The Painted Lady in NATLA Book 2:
With 7-8 episodes per season, the live action has to condense, remix, and streamline certain story arcs. In economizing a story, you naturally look for parallel arcs that can be stacked together instead of run separately.
Katara's Painted Lady arc and Zuko's Blue Spirit arc are perfect for that.
Katara will likely become the Painted Lady because of the injustice she sees in the Lower Ring Ba Sing Se as a result of political corruption as in the original episode. This is an interesting take since the Gaang mostly stayed in the Upper Ring, so placing Katara in the Lower Ring gives her a more active and compassionate role in Ba Sing Se. In the original series, the Gaang spends a lot of Book 2 reacting to the city’s corruption. Here, she becomes someone who directly confronts it. This could intersect with the pivotal moment of Zuko freeing Appa before letting go of the Blue Spirit persona.

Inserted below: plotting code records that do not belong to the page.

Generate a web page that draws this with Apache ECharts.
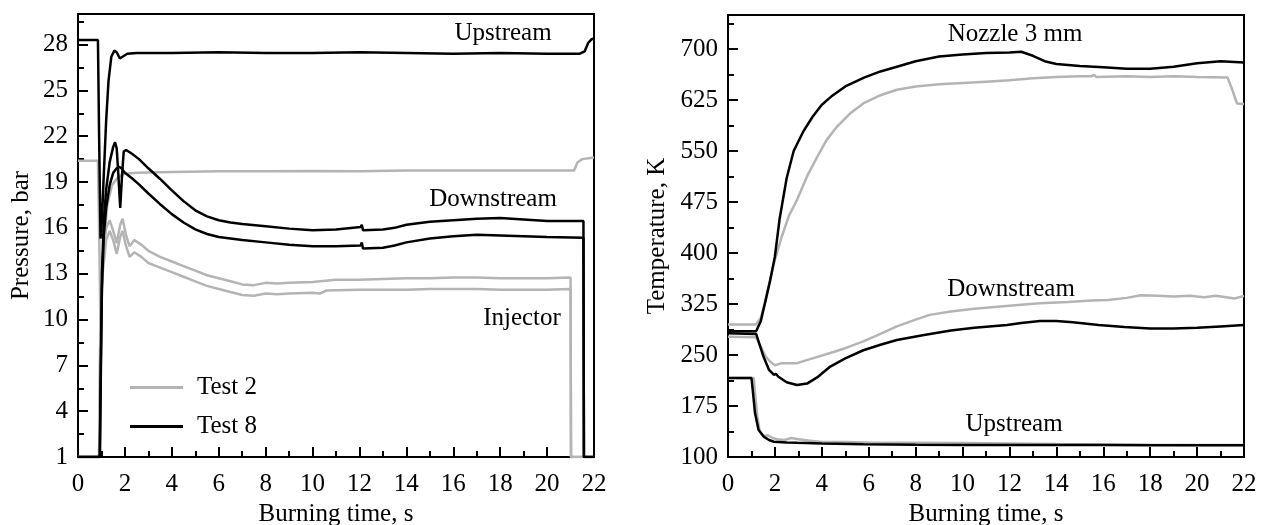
<!DOCTYPE html>
<html>
<head>
<meta charset="utf-8">
<script src="https://cdn.jsdelivr.net/npm/echarts/dist/echarts.min.js"></script>
<style>
  html, body { margin: 0; padding: 0; background: #fff; }
  #chart { width: 1264px; height: 525px; }
</style>
</head>
<body>
<div id="chart"></div>
<script>
// Burning-time histories, [time s, value] pairs

// Pressure, bar — Test 2
const p2Upstream = [[0,20.4],[0.85,20.4],[0.92,14],[0.96,9],[1.0,12],[1.1,15],[1.25,17.5],[1.45,18.8],[1.7,19.3],[2.0,19.55],[2.5,19.6],[4,19.65],[6,19.7],[8,19.7],[10,19.72],[12,19.7],[14,19.75],[16,19.75],[18,19.75],[20,19.75],[21.15,19.75],[21.3,20.3],[21.5,20.5],[22,20.6]];
const p2Downstream = [[0,1],[0.9,1],[0.95,9],[1.05,14],[1.2,16],[1.35,16.5],[1.5,15.8],[1.65,15.0],[1.8,16.2],[1.9,16.6],[2.05,15.5],[2.2,14.8],[2.4,15.2],[2.7,14.9],[3,14.5],[3.5,14.1],[4,13.8],[4.5,13.5],[5,13.2],[5.5,12.9],[6,12.7],[6.5,12.5],[7,12.3],[7.5,12.25],[8,12.4],[8.5,12.35],[9,12.4],[10,12.45],[11,12.6],[12,12.6],[13,12.65],[14,12.7],[15,12.7],[16,12.75],[17,12.75],[18,12.7],[19,12.7],[20,12.7],[21,12.75],[21.02,1],[21.6,1]];
const p2Injector = [[0,1],[0.9,1],[0.95,8.8],[1.05,13],[1.2,15.2],[1.35,15.8],[1.5,15.2],[1.65,14.3],[1.8,15.4],[1.9,15.8],[2.05,14.8],[2.2,14.1],[2.4,14.4],[2.7,14.1],[3,13.7],[3.5,13.4],[4,13.1],[4.5,12.8],[5,12.5],[5.5,12.2],[6,12.0],[6.5,11.8],[7,11.6],[7.5,11.55],[8,11.7],[8.5,11.65],[9,11.7],[10,11.75],[10.3,11.7],[10.6,11.9],[12,11.95],[13,11.95],[14,11.95],[15,12.0],[16,12.0],[17,12.0],[18,11.95],[19,11.95],[20,11.95],[21,12.0],[21.02,1],[21.6,1]];

// Pressure, bar — Test 8
const p8Upstream = [[0,28.3],[0.85,28.3],[0.9,22],[0.96,15.3],[1.02,16.5],[1.1,19.5],[1.2,23],[1.3,25.6],[1.42,27.2],[1.55,27.6],[1.65,27.5],[1.78,27.1],[1.9,27.2],[2.1,27.4],[2.5,27.45],[4,27.45],[6,27.5],[8,27.45],[10,27.45],[12,27.5],[14,27.45],[16,27.4],[18,27.45],[20,27.4],[21.4,27.4],[21.6,27.55],[21.75,28.1],[21.9,28.35],[22,28.4]];
const p8Downstream = [[0,1],[0.93,1],[0.97,7],[1.02,13],[1.1,16.5],[1.2,18.5],[1.35,20.3],[1.5,21.3],[1.58,21.6],[1.65,21.2],[1.72,19.5],[1.8,17.3],[1.88,19.5],[1.95,21],[2.05,21.1],[2.3,20.85],[2.6,20.5],[3,19.9],[3.5,19.2],[4,18.45],[4.5,17.75],[5,17.15],[5.5,16.75],[6,16.5],[6.5,16.35],[7,16.25],[8,16.1],[9,15.95],[10,15.85],[11,15.9],[12.05,16.05],[12.1,16.2],[12.15,15.85],[13,15.9],[13.5,16.0],[14,16.2],[15,16.4],[16,16.5],[17,16.6],[18,16.65],[19,16.55],[20,16.45],[21.55,16.45],[21.57,1],[22,1]];
const p8Injector = [[0,1],[0.93,1],[0.97,6],[1.02,12],[1.1,15.5],[1.2,17.3],[1.35,18.8],[1.5,19.6],[1.65,19.9],[1.75,20],[1.85,19.9],[2,19.6],[2.3,19.25],[2.6,18.85],[3,18.25],[3.5,17.55],[4,16.9],[4.5,16.35],[5,15.9],[5.5,15.6],[6,15.4],[7,15.2],[8,15.05],[9,14.9],[10,14.8],[11,14.8],[12.05,14.85],[12.1,15.05],[12.15,14.65],[13,14.7],[13.5,14.85],[14,15.05],[15,15.3],[16,15.45],[17,15.55],[18,15.5],[19,15.45],[20,15.4],[21.55,15.35],[21.57,1],[22,1]];

// Temperature, K — Test 2
const t2Nozzle = [[0,295],[1.2,295],[1.4,305],[1.6,330],[1.8,362],[2.0,390],[2.3,425],[2.6,455],[2.94,478],[3.4,515],[3.8,541],[4.2,566],[4.65,586],[5.2,605],[5.77,620],[6.5,632],[7.2,640],[8,645],[9,648],[10,650],[11,652],[12,654],[13,657],[14,659],[15,660],[15.5,660],[15.6,662],[15.7,659],[17,660],[18,659],[19,660],[20,659],[21.3,658],[21.5,640],[21.7,620],[22,619]];
const t2Downstream = [[0,277],[1.2,276],[1.4,262],[1.6,248],[1.8,240],[2.0,235],[2.3,238],[2.94,238],[3.5,244],[4.36,253],[5.0,260],[5.77,270],[6.5,281],[7.2,292],[8,302],[8.6,309],[9.5,314],[10.5,318],[11.5,321],[12.5,324],[13.3,326],[14.5,328],[15.5,330],[16.2,331],[17,334],[17.6,338],[18.3,337],[19,336],[19.7,337],[20.3,335],[20.8,337],[21.6,333],[22,337]];
const t2Upstream = [[0,216],[1.1,216],[1.15,195],[1.25,160],[1.35,138],[1.5,131],[1.7,132],[1.9,128],[2.1,126],[2.4,125],[2.7,128],[3.0,126],[3.5,124],[4,122],[5,122],[6,121.5],[8,121],[10,120.5],[12,119.8],[14,119],[16,118.5],[18,118],[20,117.8],[22,117.5]];

// Temperature, K — Test 8
const t8Nozzle = [[0,285],[1.2,285],[1.4,300],[1.6,330],[1.8,360],[2.0,395],[2.2,450],[2.5,510],[2.8,550],[3.2,578],[3.6,600],[4,618],[4.4,630],[5,645],[5.8,658],[6.5,667],[7.2,674],[8,682],[9,689],[10,692],[11,694],[12,695],[12.5,696],[13,690],[13.5,682],[14,678],[15,675],[16,673],[17,671],[18,671],[19,674],[20,679],[21,682],[22,680]];
const t8Downstream = [[0,282],[1.2,281],[1.35,265],[1.52,247],[1.75,228],[1.95,221],[2.05,222],[2.15,218],[2.5,210],[2.94,206],[3.37,208],[3.8,217],[4.36,233],[5,245],[5.77,257],[6.5,265],[7.2,272],[8.3,279],[9.5,286],[10.5,290],[11.9,294],[12.5,297],[13.3,300],[14,300],[14.7,298],[15.8,294],[16.9,291],[18,289],[19,289],[20,290],[21,292],[22,294]];
const t8Upstream = [[0,216],[1.0,216],[1.05,200],[1.15,165],[1.3,140],[1.52,130],[1.75,125],[1.95,122.5],[2.5,121.5],[2.94,121],[4,120],[5.77,118.7],[8,118],[10,117.8],[12,117.6],[14,117.5],[16,117.5],[18,117.3],[20,117.3],[22,117.2]];

// Axis ranges and tick steps
const timeRange = [0, 22], timeStep = 2;
const pressureRange = [1, 30], pressureStep = 3;
const temperatureRange = [100, 750], temperatureStep = 75;

const FONT = 'Liberation Serif';
const FONT_SIZE = 25;
const GRAY = '#b4b4b4';
const BLACK = '#000000';

const chart = echarts.init(document.getElementById('chart'), null, { renderer: 'canvas' });

function xAxisFor(gridIndex) {
  return {
    type: 'value', gridIndex, min: timeRange[0], max: timeRange[1], interval: timeStep,
    name: 'Burning time, s', nameLocation: 'middle', nameGap: 44,
    nameTextStyle: { fontFamily: FONT, fontSize: FONT_SIZE, color: '#000' },
    axisLine: { show: true, onZero: false, lineStyle: { color: '#000', width: 2 } },
    axisTick: { show: true, inside: true, length: 10, lineStyle: { color: '#000', width: 2 } },
    minorTick: { show: true, splitNumber: 2, length: 6, lineStyle: { color: '#000', width: 2 } },
    axisLabel: { fontFamily: FONT, fontSize: FONT_SIZE, color: '#000', margin: 15 },
    splitLine: { show: false }, minorSplitLine: { show: false }
  };
}

function yAxesFor(gridIndex, range, step, name, gap) {
  return [{
    type: 'value', gridIndex, position: 'left', min: range[0], max: range[1], interval: step,
    name, nameLocation: 'middle', nameGap: gap,
    nameTextStyle: { fontFamily: FONT, fontSize: FONT_SIZE, color: '#000' },
    axisLine: { show: true, onZero: false, lineStyle: { color: '#000', width: 2 } },
    axisTick: { show: true, inside: true, length: 10, lineStyle: { color: '#000', width: 2 } },
    axisLabel: { fontFamily: FONT, fontSize: FONT_SIZE, color: '#000', margin: 10, showMaxLabel: false },
    splitLine: { show: false }
  }, {
    // half-step ticks between the labelled ones
    type: 'value', gridIndex, position: 'left', min: range[0], max: range[1], interval: step / 2,
    axisLine: { show: false },
    axisTick: { show: true, inside: true, length: 6, lineStyle: { color: '#000', width: 2 } },
    axisLabel: { show: false }, splitLine: { show: false }
  }];
}

function line(name, data, color, xi, yi) {
  return {
    type: 'line', name, data, xAxisIndex: xi, yAxisIndex: yi,
    symbol: 'none', showSymbol: false, clip: true,
    lineStyle: { color, width: 2.5 }, itemStyle: { color },
    emphasis: { disabled: true }
  };
}

function note(text, x, y) {
  return { type: 'text', x, y, z: 10,
    style: { text, fontFamily: FONT, fontSize: FONT_SIZE, fill: '#000', align: 'center', verticalAlign: 'middle' } };
}

chart.setOption({
  animation: false,
  backgroundColor: '#fff',
  grid: [
    { left: 78, right: 670, top: 14, bottom: 68, outerBoundsMode: 'none',
      show: true, borderColor: '#000', borderWidth: 2 },
    { left: 728, right: 20, top: 15, bottom: 68, outerBoundsMode: 'none',
      show: true, borderColor: '#000', borderWidth: 2 }
  ],
  xAxis: [xAxisFor(0), xAxisFor(1)],
  yAxis: [
    ...yAxesFor(0, pressureRange, pressureStep, 'Pressure, bar', 44),
    ...yAxesFor(1, temperatureRange, temperatureStep, 'Temperature, K', 58)
  ],
  legend: {
    orient: 'vertical', left: 125, top: 370, itemGap: 14,
    itemWidth: 53, itemHeight: 3, icon: 'rect',
    textStyle: { fontFamily: FONT, fontSize: FONT_SIZE, color: '#000', padding: [0, 0, 0, 9] },
    data: ['Test 2', 'Test 8'], selectedMode: false
  },
  series: [
    line('Test 2', p2Upstream, GRAY, 0, 0),
    line('Test 2', p2Downstream, GRAY, 0, 0),
    line('Test 2', p2Injector, GRAY, 0, 0),
    line('Test 8', p8Upstream, BLACK, 0, 0),
    line('Test 8', p8Downstream, BLACK, 0, 0),
    line('Test 8', p8Injector, BLACK, 0, 0),
    line('Test 2', t2Nozzle, GRAY, 1, 2),
    line('Test 2', t2Downstream, GRAY, 1, 2),
    line('Test 2', t2Upstream, GRAY, 1, 2),
    line('Test 8', t8Nozzle, BLACK, 1, 2),
    line('Test 8', t8Downstream, BLACK, 1, 2),
    line('Test 8', t8Upstream, BLACK, 1, 2)
  ],
  graphic: [
    note('Upstream', 503, 33),
    note('Downstream', 493, 199),
    note('Injector', 522, 318),
    note('Nozzle 3 mm', 1015, 34),
    note('Downstream', 1011, 289),
    note('Upstream', 1014, 424)
  ]
});
</script>
</body>
</html>
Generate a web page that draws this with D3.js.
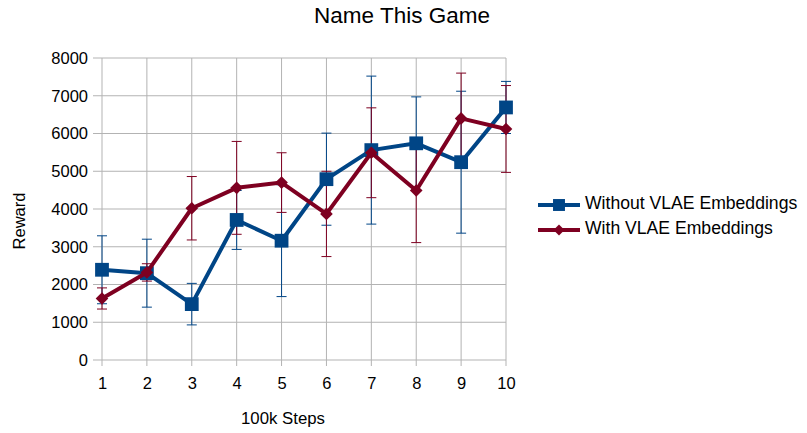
<!DOCTYPE html>
<html>
<head>
<meta charset="utf-8">
<script src="https://cdn.jsdelivr.net/npm/d3@7"></script>
<style>
  body { margin: 0; background: #fff; }
  svg { font-family: "Liberation Sans", Arial, sans-serif; }
</style>
</head>
<body>
<div id="chart"></div>
<script>
// chart data
const steps = [1, 2, 3, 4, 5, 6, 7, 8, 9, 10];
const withoutVals = [2390, 2300, 1480, 3710, 3160, 4790, 5560, 5740, 5240, 6690];
const withoutErr  = [900, 900, 550, 780, 1480, 1220, 1960, 1230, 1880, 690];
const withVals = [1630, 2320, 4020, 4560, 4700, 3870, 5490, 4490, 6400, 6120];
const withErr  = [280, 230, 840, 1230, 790, 1130, 1190, 1380, 1200, 1150];
const yTicks = [0, 1000, 2000, 3000, 4000, 5000, 6000, 7000, 8000];
const seriesNames = ["Without VLAE Embeddings", "With VLAE Embeddings"];

const W = 807, H = 433;
const margin = { top: 58, right: 301, bottom: 73, left: 102 };
const iw = W - margin.left - margin.right;
const ih = H - margin.top - margin.bottom;

const svg = d3.select("#chart")
    .append("svg")
    .attr("width", W)
    .attr("height", H);

const g = svg.append("g").attr("transform", `translate(${margin.left},${margin.top})`);

const x = d3.scalePoint().domain(steps).range([0, iw]);
const y = d3.scaleLinear().domain([0, 8000]).range([ih, 0]);

// grid (lines stick out a bit past the axes like tick marks)
g.selectAll(".hgrid").data(yTicks).join("line")
    .attr("x1", -9).attr("x2", iw)
    .attr("y1", d => y(d)).attr("y2", d => y(d))
    .attr("stroke", "#b3b3b3").attr("stroke-width", 1);
g.selectAll(".vgrid").data(steps).join("line")
    .attr("x1", d => x(d)).attr("x2", d => x(d))
    .attr("y1", 0).attr("y2", ih + 6)
    .attr("stroke", "#b3b3b3").attr("stroke-width", 1);

// axes labels
g.append("g")
    .attr("transform", `translate(0,${ih})`)
    .call(d3.axisBottom(x).tickSize(0).tickPadding(17))
    .call(a => a.select(".domain").remove())
    .selectAll("text").attr("font-size", 16.5).attr("fill", "#000")
    .attr("font-family", "Liberation Sans, Arial, sans-serif");

g.append("g")
    .call(d3.axisLeft(y).tickValues(yTicks).tickFormat(d3.format("d")).tickSize(0).tickPadding(14))
    .call(a => a.select(".domain").remove())
    .selectAll("text").attr("font-size", 16.5).attr("fill", "#000")
    .attr("font-family", "Liberation Sans, Arial, sans-serif");

const series = [
    { name: seriesNames[0], vals: withoutVals, err: withoutErr, color: "#004586", shape: d3.symbolSquare, size: 190, rot: 0 },
    { name: seriesNames[1], vals: withVals, err: withErr, color: "#7e0021", shape: d3.symbolSquare, size: 80, rot: 45 }
];

const line = d3.line().x((d, i) => x(steps[i])).y(d => y(d));

series.forEach(s => {
    const eg = g.append("g");
    s.vals.forEach((v, i) => {
        const cx = x(steps[i]);
        eg.append("line")
            .attr("x1", cx).attr("x2", cx)
            .attr("y1", y(v - s.err[i])).attr("y2", y(v + s.err[i]))
            .attr("stroke", s.color).attr("stroke-width", 1);
        [v - s.err[i], v + s.err[i]].forEach(e => {
            eg.append("line")
                .attr("x1", cx - 5).attr("x2", cx + 5)
                .attr("y1", y(e)).attr("y2", y(e))
                .attr("stroke", s.color).attr("stroke-width", 1);
        });
    });
});

series.forEach(s => {
    g.append("path")
        .datum(s.vals)
        .attr("d", line)
        .attr("fill", "none")
        .attr("stroke", s.color)
        .attr("stroke-width", 4)
        .attr("stroke-linejoin", "round");
    g.selectAll(null).data(s.vals).join("path")
        .attr("transform", (d, i) => `translate(${x(steps[i])},${y(d)}) rotate(${s.rot})`)
        .attr("d", d3.symbol().type(s.shape).size(s.size))
        .attr("fill", s.color);
});

// title
svg.append("text")
    .attr("x", 402).attr("y", 23)
    .attr("text-anchor", "middle")
    .attr("font-size", 22.5)
    .text("Name This Game");

svg.append("text")
    .attr("transform", "translate(25,221) rotate(-90)")
    .attr("text-anchor", "middle")
    .attr("font-size", 16.5)
    .text("Reward");

svg.append("text")
    .attr("x", 283).attr("y", 424)
    .attr("text-anchor", "middle")
    .attr("font-size", 16.8)
    .text("100k Steps");

// legend
const legend = svg.append("g").attr("transform", "translate(538,205)");
series.forEach((s, i) => {
    const lg = legend.append("g").attr("transform", `translate(0,${i * 25})`);
    lg.append("line").attr("x1", 0).attr("x2", 42).attr("y1", 0).attr("y2", 0)
        .attr("stroke", s.color).attr("stroke-width", 4);
    lg.append("path").attr("transform", `translate(21,0) rotate(${s.rot})`)
        .attr("d", d3.symbol().type(s.shape).size(s.size * 0.75))
        .attr("fill", s.color);
    lg.append("text").attr("x", 47).attr("y", 4)
        .attr("font-size", 17.6)
        .text(s.name);
});
</script>
</body>
</html>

Overlapping Zuko’s Blue Spirit arc with Katara’s Painted Lady arc also creates a character study of their motives before Zuko’s redemption. Their parallel acts of vigilantism highlight how they compare and contrast. Live action turns this into a strength since it would let the actors fully inhabit their characters core traits and shine.
We lose Katara having compassion for Fire Nation civilians suffering at the hands of their own military, but this can be addressed in other ways. Katara’s compassion for Fire Nation civilians and her reckoning with their prejudice can be shown later, once the Gaang enters Fire Nation territory.
This remix also has potential to add depth to the Crystal Catacombs scene, though I do think the original scene is perfect as is.
If Katara and Zuko have already fought side-by-side as masked vigilantes whether unknowingly, half‑knowingly, or with full recognition, their encounter in the Crystal Catacombs would be more layered. They would have subconscious familiarity of each other, and recognition that their values align. Zuko would feel more of a pull toward Katara's kindness, and Katara offer to heal his scar would be in recognition of the good in him.
Zuko’s betrayal hits harder, because he and Katara would have already forged a quiet trust. Katara's line in The Southern Raiders about her being the first to trust him lands with sharper truth.
Zuko’s eventual redemption in Book 3 gains additional weight as well. He returns to Katara unmasked, having fully committed to the path of good at last. His apology becomes not just an admission of wrongdoing but an acknowledgment of the trust he broke, and the trust he must now earn back.
Stacking the arcs has the potential to deepen Katara’s agency, enrich Zuko’s turmoil, and give their eventual reconciliation a richer foundation.